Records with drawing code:
┌──

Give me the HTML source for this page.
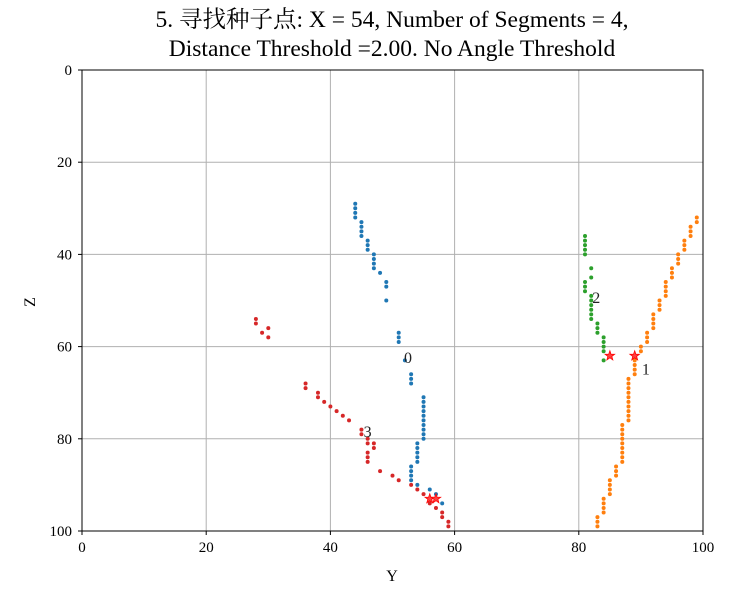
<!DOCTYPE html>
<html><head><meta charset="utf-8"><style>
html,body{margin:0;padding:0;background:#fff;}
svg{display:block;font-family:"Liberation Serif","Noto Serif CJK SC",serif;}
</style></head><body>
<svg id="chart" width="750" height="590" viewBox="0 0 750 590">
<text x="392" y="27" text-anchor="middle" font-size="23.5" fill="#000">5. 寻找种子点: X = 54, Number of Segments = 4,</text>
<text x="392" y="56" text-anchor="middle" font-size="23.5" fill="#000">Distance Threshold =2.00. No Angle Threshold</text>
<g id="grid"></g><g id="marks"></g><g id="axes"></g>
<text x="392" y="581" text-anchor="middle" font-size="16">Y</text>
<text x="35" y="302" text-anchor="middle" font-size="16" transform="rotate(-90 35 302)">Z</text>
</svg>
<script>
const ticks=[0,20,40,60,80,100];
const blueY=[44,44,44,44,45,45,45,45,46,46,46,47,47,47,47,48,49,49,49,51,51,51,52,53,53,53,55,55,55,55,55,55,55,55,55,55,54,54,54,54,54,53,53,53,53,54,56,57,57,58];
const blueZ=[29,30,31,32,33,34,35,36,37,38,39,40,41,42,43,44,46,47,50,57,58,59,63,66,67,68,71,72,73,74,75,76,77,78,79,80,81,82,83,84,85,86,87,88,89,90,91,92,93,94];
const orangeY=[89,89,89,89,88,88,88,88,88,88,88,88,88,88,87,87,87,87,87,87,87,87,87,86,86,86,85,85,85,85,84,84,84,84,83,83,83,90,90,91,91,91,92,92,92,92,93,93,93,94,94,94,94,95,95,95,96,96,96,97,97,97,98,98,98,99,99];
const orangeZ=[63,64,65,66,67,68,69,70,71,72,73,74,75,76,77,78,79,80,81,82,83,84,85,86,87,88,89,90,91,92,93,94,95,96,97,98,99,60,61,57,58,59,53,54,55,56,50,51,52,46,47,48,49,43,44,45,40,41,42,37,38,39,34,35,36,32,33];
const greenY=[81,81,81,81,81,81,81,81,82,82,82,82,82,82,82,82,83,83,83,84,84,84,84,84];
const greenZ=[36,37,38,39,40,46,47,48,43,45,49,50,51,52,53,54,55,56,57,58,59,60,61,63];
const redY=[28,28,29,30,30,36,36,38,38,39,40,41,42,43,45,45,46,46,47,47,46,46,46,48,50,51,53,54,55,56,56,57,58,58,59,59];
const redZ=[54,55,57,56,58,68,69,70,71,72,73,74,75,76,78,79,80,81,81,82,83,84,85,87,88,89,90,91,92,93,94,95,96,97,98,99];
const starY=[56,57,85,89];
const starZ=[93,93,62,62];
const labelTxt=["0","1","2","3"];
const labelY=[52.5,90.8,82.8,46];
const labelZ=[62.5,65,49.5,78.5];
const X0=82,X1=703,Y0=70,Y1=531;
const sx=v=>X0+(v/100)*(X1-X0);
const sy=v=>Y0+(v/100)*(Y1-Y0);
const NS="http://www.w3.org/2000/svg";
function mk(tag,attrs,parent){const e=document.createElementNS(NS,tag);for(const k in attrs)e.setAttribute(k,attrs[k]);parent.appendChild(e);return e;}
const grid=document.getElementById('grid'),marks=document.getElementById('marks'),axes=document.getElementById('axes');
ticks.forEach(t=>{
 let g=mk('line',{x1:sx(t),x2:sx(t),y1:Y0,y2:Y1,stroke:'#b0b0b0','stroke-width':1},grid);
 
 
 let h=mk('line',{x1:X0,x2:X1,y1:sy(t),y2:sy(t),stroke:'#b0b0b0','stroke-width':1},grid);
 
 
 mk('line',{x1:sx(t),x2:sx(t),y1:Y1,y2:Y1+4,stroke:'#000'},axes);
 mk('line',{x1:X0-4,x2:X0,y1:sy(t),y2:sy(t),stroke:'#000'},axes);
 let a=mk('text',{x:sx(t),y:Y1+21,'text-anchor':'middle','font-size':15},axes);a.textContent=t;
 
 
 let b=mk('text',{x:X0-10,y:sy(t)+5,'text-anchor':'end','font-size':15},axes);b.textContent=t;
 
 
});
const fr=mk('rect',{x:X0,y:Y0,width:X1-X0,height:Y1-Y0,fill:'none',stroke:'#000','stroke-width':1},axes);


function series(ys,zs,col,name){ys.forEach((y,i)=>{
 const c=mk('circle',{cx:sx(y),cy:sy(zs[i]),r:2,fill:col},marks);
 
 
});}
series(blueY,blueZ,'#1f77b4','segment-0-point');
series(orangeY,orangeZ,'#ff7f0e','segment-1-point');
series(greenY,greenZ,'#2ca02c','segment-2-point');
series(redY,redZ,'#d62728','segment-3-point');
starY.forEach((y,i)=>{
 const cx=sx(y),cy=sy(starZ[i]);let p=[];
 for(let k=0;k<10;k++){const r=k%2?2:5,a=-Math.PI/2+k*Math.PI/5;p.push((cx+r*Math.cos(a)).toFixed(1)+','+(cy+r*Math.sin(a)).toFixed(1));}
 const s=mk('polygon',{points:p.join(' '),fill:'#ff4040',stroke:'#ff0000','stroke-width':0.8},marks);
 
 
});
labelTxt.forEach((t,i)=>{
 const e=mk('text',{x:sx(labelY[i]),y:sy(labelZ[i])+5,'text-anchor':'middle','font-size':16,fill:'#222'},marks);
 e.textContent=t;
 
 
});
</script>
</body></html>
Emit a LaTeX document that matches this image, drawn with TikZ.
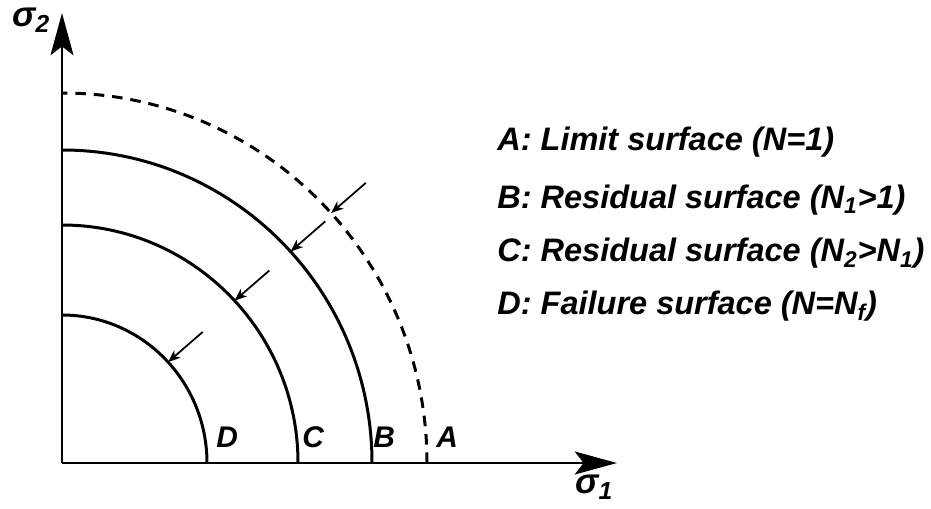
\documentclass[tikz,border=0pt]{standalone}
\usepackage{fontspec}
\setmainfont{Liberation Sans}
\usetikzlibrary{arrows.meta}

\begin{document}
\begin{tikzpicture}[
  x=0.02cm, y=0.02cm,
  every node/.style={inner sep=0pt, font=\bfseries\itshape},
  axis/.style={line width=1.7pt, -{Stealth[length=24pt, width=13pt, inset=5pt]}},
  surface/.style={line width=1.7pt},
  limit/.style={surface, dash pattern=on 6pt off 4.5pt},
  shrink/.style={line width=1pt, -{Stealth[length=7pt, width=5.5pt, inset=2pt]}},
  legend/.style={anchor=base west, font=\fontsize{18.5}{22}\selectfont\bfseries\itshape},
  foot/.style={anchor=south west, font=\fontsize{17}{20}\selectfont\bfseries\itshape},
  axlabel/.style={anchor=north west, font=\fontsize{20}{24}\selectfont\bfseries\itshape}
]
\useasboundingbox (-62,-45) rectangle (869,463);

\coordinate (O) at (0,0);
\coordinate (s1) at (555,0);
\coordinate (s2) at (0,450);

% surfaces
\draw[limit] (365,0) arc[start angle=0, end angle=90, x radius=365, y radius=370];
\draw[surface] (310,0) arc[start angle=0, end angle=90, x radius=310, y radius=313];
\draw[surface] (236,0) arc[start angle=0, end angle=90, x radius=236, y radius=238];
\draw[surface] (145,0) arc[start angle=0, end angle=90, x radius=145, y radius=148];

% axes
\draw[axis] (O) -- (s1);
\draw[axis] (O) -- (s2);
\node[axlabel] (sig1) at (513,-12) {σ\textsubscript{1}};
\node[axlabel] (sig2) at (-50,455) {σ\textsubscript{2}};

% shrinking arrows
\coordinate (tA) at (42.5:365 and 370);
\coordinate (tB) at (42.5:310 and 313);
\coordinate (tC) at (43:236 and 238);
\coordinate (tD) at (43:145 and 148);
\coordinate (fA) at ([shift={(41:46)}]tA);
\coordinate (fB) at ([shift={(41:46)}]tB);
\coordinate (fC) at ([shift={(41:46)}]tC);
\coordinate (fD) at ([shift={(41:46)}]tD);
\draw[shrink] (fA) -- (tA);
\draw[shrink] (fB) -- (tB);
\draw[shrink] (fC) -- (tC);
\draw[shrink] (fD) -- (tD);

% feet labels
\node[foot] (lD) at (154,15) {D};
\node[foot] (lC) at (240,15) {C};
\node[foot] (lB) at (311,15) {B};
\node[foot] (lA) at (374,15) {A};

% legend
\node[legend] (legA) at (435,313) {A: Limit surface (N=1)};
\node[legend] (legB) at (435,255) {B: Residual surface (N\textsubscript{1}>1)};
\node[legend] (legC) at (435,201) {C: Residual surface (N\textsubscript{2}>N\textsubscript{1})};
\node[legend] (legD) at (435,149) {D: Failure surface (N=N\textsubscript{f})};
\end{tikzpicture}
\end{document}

└──

_Instruction_
Starting at the line containing "Emit a LaTeX" and stopping after the line containing "(lA) at (374,15)", give the lines again exactly and leave out every image.

_Expected answer_
Emit a LaTeX document that matches this image, drawn with TikZ.
\documentclass[tikz,border=0pt]{standalone}
\usepackage{fontspec}
\setmainfont{Liberation Sans}
\usetikzlibrary{arrows.meta}

\begin{document}
\begin{tikzpicture}[
  x=0.02cm, y=0.02cm,
  every node/.style={inner sep=0pt, font=\bfseries\itshape},
  axis/.style={line width=1.7pt, -{Stealth[length=24pt, width=13pt, inset=5pt]}},
  surface/.style={line width=1.7pt},
  limit/.style={surface, dash pattern=on 6pt off 4.5pt},
  shrink/.style={line width=1pt, -{Stealth[length=7pt, width=5.5pt, inset=2pt]}},
  legend/.style={anchor=base west, font=\fontsize{18.5}{22}\selectfont\bfseries\itshape},
  foot/.style={anchor=south west, font=\fontsize{17}{20}\selectfont\bfseries\itshape},
  axlabel/.style={anchor=north west, font=\fontsize{20}{24}\selectfont\bfseries\itshape}
]
\useasboundingbox (-62,-45) rectangle (869,463);

\coordinate (O) at (0,0);
\coordinate (s1) at (555,0);
\coordinate (s2) at (0,450);

% surfaces
\draw[limit] (365,0) arc[start angle=0, end angle=90, x radius=365, y radius=370];
\draw[surface] (310,0) arc[start angle=0, end angle=90, x radius=310, y radius=313];
\draw[surface] (236,0) arc[start angle=0, end angle=90, x radius=236, y radius=238];
\draw[surface] (145,0) arc[start angle=0, end angle=90, x radius=145, y radius=148];

% axes
\draw[axis] (O) -- (s1);
\draw[axis] (O) -- (s2);
\node[axlabel] (sig1) at (513,-12) {σ\textsubscript{1}};
\node[axlabel] (sig2) at (-50,455) {σ\textsubscript{2}};

% shrinking arrows
\coordinate (tA) at (42.5:365 and 370);
\coordinate (tB) at (42.5:310 and 313);
\coordinate (tC) at (43:236 and 238);
\coordinate (tD) at (43:145 and 148);
\coordinate (fA) at ([shift={(41:46)}]tA);
\coordinate (fB) at ([shift={(41:46)}]tB);
\coordinate (fC) at ([shift={(41:46)}]tC);
\coordinate (fD) at ([shift={(41:46)}]tD);
\draw[shrink] (fA) -- (tA);
\draw[shrink] (fB) -- (tB);
\draw[shrink] (fC) -- (tC);
\draw[shrink] (fD) -- (tD);

% feet labels
\node[foot] (lD) at (154,15) {D};
\node[foot] (lC) at (240,15) {C};
\node[foot] (lB) at (311,15) {B};
\node[foot] (lA) at (374,15) {A};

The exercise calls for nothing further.